By Coral Vass, Illustrated by Christina Huynh, NLA Publishing, $24.99.

What a remarkable way to tell your story to the world. Empathy and life experiences have also played big roles in shaping the illustrations of this book.

Coral Vass has created a beautiful story and Christina Huynh has made the most of the platform in which to tell her family story. She walks in her grandmother’s shoes to explore her refugee past.

It was while reflecting on an old adage about ‘walk a mile in someone’s shoes’ that Vass had the idea of using actual shoes as a motif to convey a refugee’s life story and a new beginning in Australia. It was also written to encourage Australian children to understand and appreciate the contribution of refugees in shaping this nation.

“They need to grasp a sense of the suffering and sorrow felt by Vietnamese refugees in the 1980s and give them a window into the anguish felt by many refugees even today.”

The story resonated with Christina in line with her own family’s story of coming to Australia. Their journey in boats and at refugee camps is hard to comprehend, but it’s easy to comprehend how scared it would have been to live through. They “realise how fortunate” they are today.

For children over three, there’s subtleness in the narrative, encouraging them to understand the plight felt by refugees. Through read-along, cadenced text and colourful images, we come to know Grandma has oodles and oodles of shoes!

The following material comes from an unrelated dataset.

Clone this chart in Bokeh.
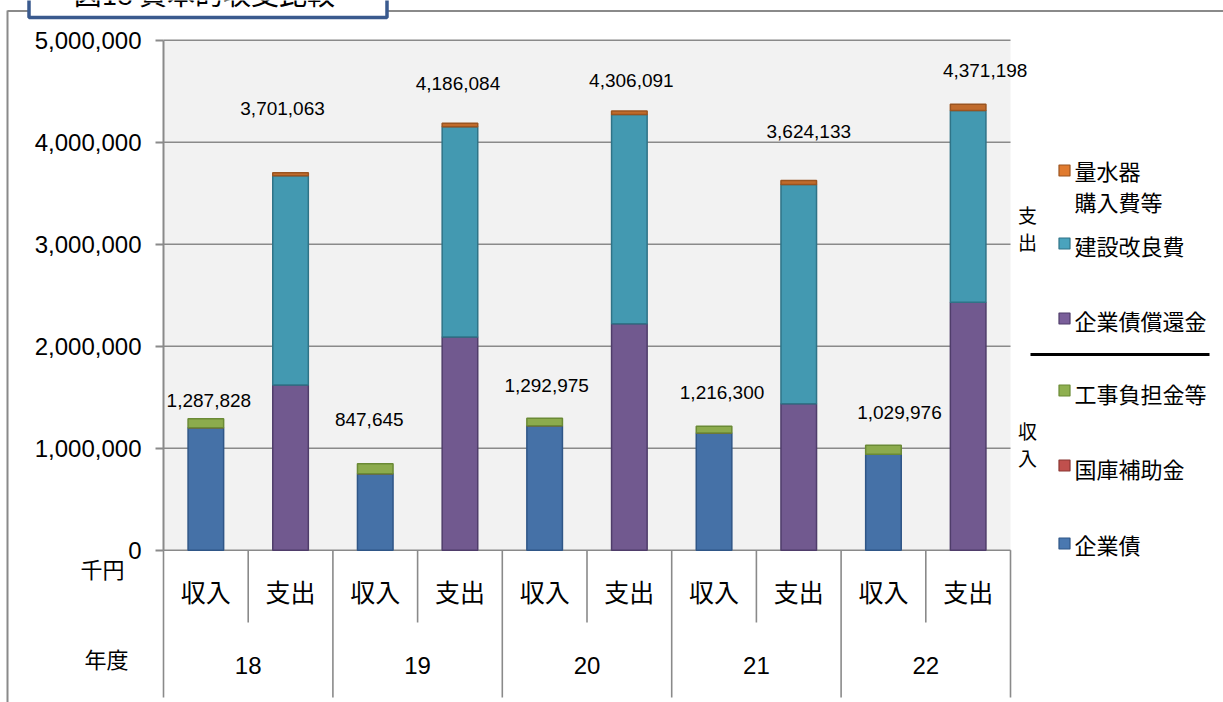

Walking shoes, dancing shoes, fancy and plain, Grandma has a shoe for every occasion.

We follow Grandma from her home country, wearing her ‘roaming shoes and weary shoes’, on a boat with her ‘salty but free shoes’ and into her new life where she wears ‘tiny shoes, school shoes, red shoes and blue shoes’. Yet her memories are with the ‘scratched shoes in the cupboard’ and the ‘weary pair that led her here’.

So true are these words from the first president of South Africa, Nelson Mandela: “a fundamental concern for others in our individual and community lives would go a long way in making the world a better place we so passionately dreamt of”.